By Abbey Doyle
For The Herald Bulletin
ANDERSON, Ind. —
When she was a young girl, Joyce Foggs dreamed of being an opera singer.
Instead of gracing the stages of Carnegie Hall, Foggs, now 83, went into education.
Her love for music never left and after the insistence of family and friends, Foggs has recorded a second CD — “He Keeps Me Singing.”
The recently-released collection of hymns, gospels and black spirituals was recorded at Gaither Studios in Alexandria with production by Tony Small, who also arranged the music and orchestra.
“Music is my ministry,” Foggs said. “People tell me they find it very worshipful and encouraging.”
She described herself as a soprano, “more operatic than anything else.” She chose hymns and spirituals that held personal meaning but also pieces she loves.
“I wanted the selection to be diverse,” Foggs said. “I picked things like ‘Great is Thy Faithfulness,’ something I’ve been singing for a number of years. And I really enjoyed singing ‘Holy, Holy, Holy’ accompanied by a renowned flutist. That was an honor.”
Foggs’ husband, the Rev. Edward Foggs, pointed out that what makes the CD even more amazing is when listeners consider his wife is an octogenerian.
“Her voice at her age is very, very special,” he said. “There aren’t many women in their 80s maintaining that quality of voice. With age sometimes a voice can lose some of its clarity.
“This CD is a very worthwhile achievement at this stage of life. I think it is encouraging to others saying, ‘Aging doesn’t mean that you lose your gifts and abilities.’”
Edward Foggs — the former pastor at Sherman Street Church of God for more than 10 years who served as general secretary for the Church of God for more than 11 — introduced one of the songs by talking about the power of prayer and heritage of the song.
“We live in some very troubled times,” he said. “I think people need to be reminded of the significance of prayer. We are strong believers of prayer changing things.”

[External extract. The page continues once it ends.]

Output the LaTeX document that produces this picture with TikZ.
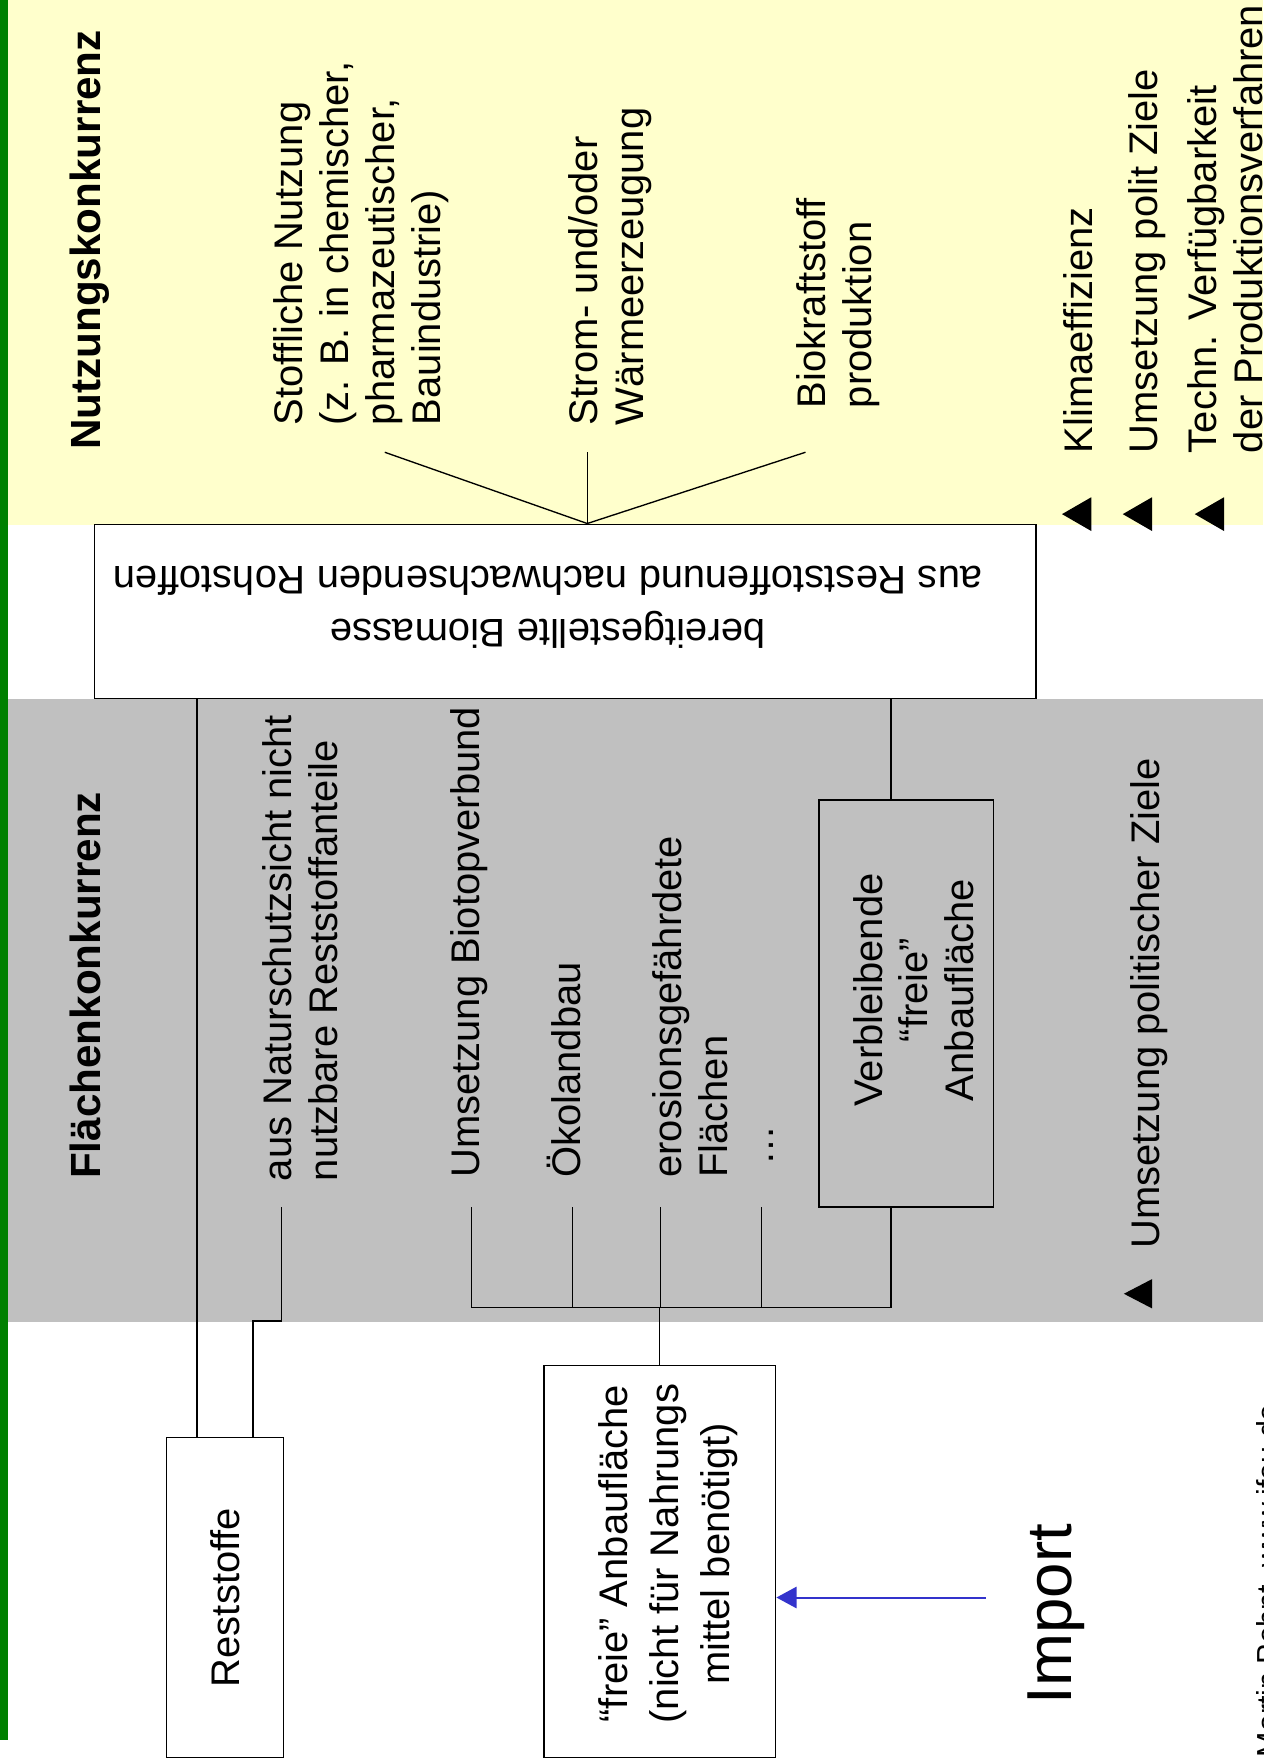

Joyce and Edward have been married for nearly 58 years. She graduated from Anderson College and was a teacher for 33 years at an elementary school before becoming a principal and eventually taking a position as a supervisor for student teachers at Anderson University.
She was the director of the Sherman Street choir for 30 years and, for a time, was the only black member of the Anderson College choir. She taught music throughout her career and continued to perform at community, church and civic functions.
Joyce and Edward have four daughters and a son — all five college graduates — and 11 grandchildren.
Her family is encouraging Foggs to record a third CD, focusing on traditional black spirituals, something she would like to document herself.
“Those spirituals depict what black Americans were singing back in the day,” she said. “You don’t hear them today as you once we did. I think it is a lost art in some ways and is important that we keep them alive.”
But it isn’t on the near horizon. For right now she is just focusing on the CD recently released.